Mumbai: Cotton production in the season 2012-13 is expected to be around 355 lakh bales, while the consumption is likely to be around 265 lakh bales, according to Cotton Association of India.
"The cotton production this year is expected to be not less than 355 lakh bales while the consumption is likely to be around 265 lakh bales, leaving a sizable surplus," CAI President Dhiren Sheth said at its 90th annual general meeting here.
There was an apprehension at the start of the season 2012-13 that the area under cotton may be lower than in 2011-12, consequent to the late onset of monsoon and unfavourable distribution of subsequent rains in some cotton growing areas.

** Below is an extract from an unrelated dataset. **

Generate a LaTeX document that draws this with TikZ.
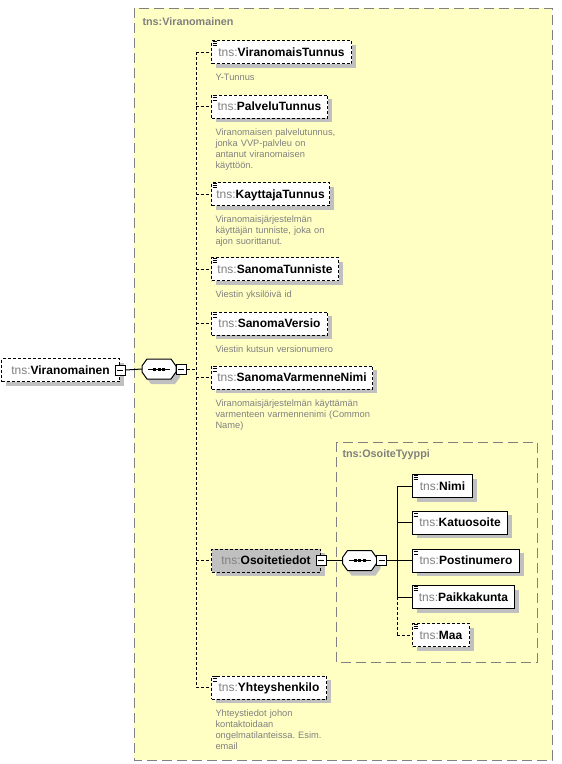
\documentclass[tikz,border=0pt]{standalone}
\usepackage{fontspec}
\setmainfont{Liberation Sans}
\usetikzlibrary{shadows}
\frenchspacing
\definecolor{boxyellow}{HTML}{FFFFC4}
\definecolor{tnsgray}{HTML}{808080}
\definecolor{descgray}{HTML}{808080}
\definecolor{shadowgray}{HTML}{C0C0C0}
\definecolor{framegray}{HTML}{808080}
\definecolor{complexfill}{HTML}{C0C0C0}
\newcommand{\tns}[1]{{\color{tnsgray}tns:}\textbf{#1}}
\newcommand{\seqnode}[3]{%
  \node[minimum width=34pt, minimum height=20pt, inner sep=0pt, outer sep=0pt] (#1) at (#2,#3) {};
  \begin{scope}[shift={(#2,#3)}]
    \fill[shadowgray, shift={(4,5)}] (-12,-10) -- (12,-10) -- (17,-3) -- (17,3) -- (12,10) -- (-12,10) -- (-17,3) -- (-17,-3) -- cycle;
    \draw[fill=white] (-12,-10) -- (12,-10) -- (17,-3) -- (17,3) -- (12,10) -- (-12,10) -- (-17,3) -- (-17,-3) -- cycle;
    \draw (-11,0) -- (11,0);
    \fill (-6,-1.5) rectangle (-3,1.5);
    \fill (-1.5,-1.5) rectangle (1.5,1.5);
    \fill (3,-1.5) rectangle (6,1.5);
  \end{scope}}
\newcommand{\elemicon}[1]{%
  \draw[line width=0.8pt] ([shift={(1.5pt,-1pt)}]#1.north west) -- ++(4.5,0);
  \draw[line width=0.8pt] ([shift={(1.5pt,-3.3pt)}]#1.north west) -- ++(4.5,0);
  \draw[line width=0.8pt] ([shift={(1.5pt,-5.6pt)}]#1.north west) -- ++(4.5,0);}
\begin{document}
\begin{tikzpicture}[x=1pt,y=-1pt, line width=1pt,
  elem/.style={draw=black, line width=1pt, fill=white, anchor=west, minimum height=23pt,
    inner sep=0pt, text height=9pt, text depth=1pt, font=\fontsize{12}{14}\selectfont,
    drop shadow={shadow xshift=4pt, shadow yshift=-4pt, fill=shadowgray, opacity=1}},
  optional/.style={dash pattern=on 3pt off 2pt},
  complex/.style={fill=complexfill},
  minus/.style={draw=black, line width=1pt, fill=white, minimum size=10pt, inner sep=0pt,
    path picture={\draw[line width=1pt] ([xshift=2pt]path picture bounding box.west) -- ([xshift=-2pt]path picture bounding box.east);}},
  conndash/.style={dash pattern=on 3pt off 2pt},
  desc/.style={anchor=base west, inner sep=0pt, align=left, text width=180pt,
    font=\fontsize{9.3}{11}\selectfont, text=descgray},
  typebox/.style={draw=framegray, line width=1pt, dash pattern=on 10pt off 5pt},
  typelabel/.style={anchor=base west, inner sep=0pt, text=tnsgray, font=\fontsize{10.8}{13}\selectfont\bfseries}
]
\useasboundingbox (0,0) rectangle (562,764);
% outer complex type box
\draw[typebox, fill=boxyellow] (134,8) rectangle (552,760);
\node[typelabel] (lblA) at (142,25) {tns:Viranomainen};
% inner complex type box
\draw[typebox] (336,442) rectangle (537,662);
\node[typelabel] (lblB) at (342,457) {tns:OsoiteTyyppi};

% root
\node[elem, optional, minimum width=118pt] (root) at (1,370) {\tns{Viranomainen}};
\node[minus] (rootm) at (root.east) {};
\seqnode{seqA}{159}{369}
\node[minus] (seqAm) at ([xshift=5pt]seqA.east) {};
\draw (rootm.east) -- (seqA.west);
\coordinate (spA) at (196,369);

% children
\node[elem, optional, minimum width=140pt] (c1) at (211,52) {\tns{ViranomaisTunnus}};
\node[elem, optional, minimum width=116pt] (c2) at (211,106.5) {\tns{PalveluTunnus}};
\node[elem, optional, minimum width=118pt] (c3) at (211,194) {\tns{KayttajaTunnus}};
\node[elem, optional, minimum width=127pt] (c4) at (211,269) {\tns{SanomaTunniste}};
\node[elem, optional, minimum width=116pt] (c5) at (211,323.5) {\tns{SanomaVersio}};
\node[elem, optional, minimum width=161pt] (c6) at (211,377.5) {\tns{SanomaVarmenneNimi}};
\node[elem, optional, complex, minimum width=109pt] (c7) at (211,560.5) {\tns{Osoitetiedot}};
\node[elem, optional, minimum width=115pt] (c8) at (211,687.5) {\tns{Yhteyshenkilo}};
\foreach \n in {c1,c2,c3,c4,c5,c6,c8} {\elemicon{\n}}

% descriptions
\node[desc] (d1) at (215,80.5) {Y-Tunnus};
\node[desc] (d2) at (215,135) {Viranomaisen palvelutunnus,\\jonka VVP-palvleu on\\antanut viranomaisen\\käyttöön.};
\node[desc] (d3) at (215,222.5) {Viranomaisjärjestelmän\\käyttäjän tunniste, joka on\\ajon suorittanut.};
\node[desc] (d4) at (215,297.5) {Viestin yksilöivä id};
\node[desc] (d5) at (215,352) {Viestin kutsun versionumero};
\node[desc] (d6) at (215,406) {Viranomaisjärjestelmän käyttämän\\varmenteen varmennenimi (Common\\Name)};
\node[desc] (d8) at (215,716) {Yhteystiedot johon\\kontaktoidaan\\ongelmatilanteissa. Esim.\\email};

% connectors of the first sequence
\draw[conndash] (seqAm.east) -- (spA);
\draw[conndash] (spA |- c1.west) -- (spA |- c8.west);
\foreach \n in {c1,c2,c3,c4,c5,c6,c7,c8} {\draw[conndash] (spA |- \n.west) -- (\n.west);}

% Osoitetiedot content
\node[minus] (c7m) at (c7.east) {};
\seqnode{seqB}{359.5}{560.5}
\node[minus] (seqBm) at ([xshift=5pt]seqB.east) {};
\draw (c7m.east) -- (seqB.west);
\coordinate (spB) at (397,560.5);
\draw (seqBm.east) -- (spB);

\node[elem, minimum width=60pt] (n1) at (412,486) {\tns{Nimi}};
\node[elem, minimum width=95pt] (n2) at (412,522.5) {\tns{Katuosoite}};
\node[elem, minimum width=107pt] (n3) at (412,560.5) {\tns{Postinumero}};
\node[elem, minimum width=102pt] (n4) at (412,597) {\tns{Paikkakunta}};
\node[elem, optional, minimum width=57pt] (n5) at (412,635) {\tns{Maa}};
\foreach \n in {n1,n2,n3,n4,n5} {\elemicon{\n}}

\draw (spB |- n1.west) -- (spB |- n4.west);
\draw[conndash] (spB |- n4.west) -- (spB |- n5.west);
\foreach \n in {n1,n2,n3,n4} {\draw (spB |- \n.west) -- (\n.west);}
\draw[conndash] (spB |- n5.west) -- (n5.west);
\end{tikzpicture}
\end{document}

But though the acreage witnessed a three percent decrease, the crop looks promising due to good rains in Andhra Pradesh and Maharashtra in the later part of the monsoon, Sheth said.
At a time when performance of agriculture sector was not so impressive, cotton has been one of the major success stories of the country.
Cotton production in the country, which was 158 lakh bales in 2001-02, has more than doubled during the last decade. Productivity level has also seen a marked improvement from 308 kgs/ha in 2001-02 to close to 500 kgs/ha in 2011-12. The total acreage has also registered remarkable increase from 87.3 lakh ha in 2001-02 to 121.78 lakh in 2011-12.
This has not only enabled the country to cater to its domestic requirement but also transformed the country from a chronic importer of cotton to a regular exporter. India's total export earning from cotton, which was a meagre 44 crore in 2001-02, stood at a whooping 14,000 crore in the year 2011-12.
The country has the distinction of having the largest acreage under cotton and being the second-largest producer, consumer and exporter of cotton in the whole world.
The growth in production of cotton in India during the last ten years was on account of increase in both acreage and yield, according to CAI.
Given the limitations on expansion of acreage, the main source of long-term growth is improvement in yield. The yield level has plateaued during the last couple of years and our yield is still way below the world average, Sheth said.
In order to sustain the onward momentum in yield, the country needs more revolutions like GM cotton, he added.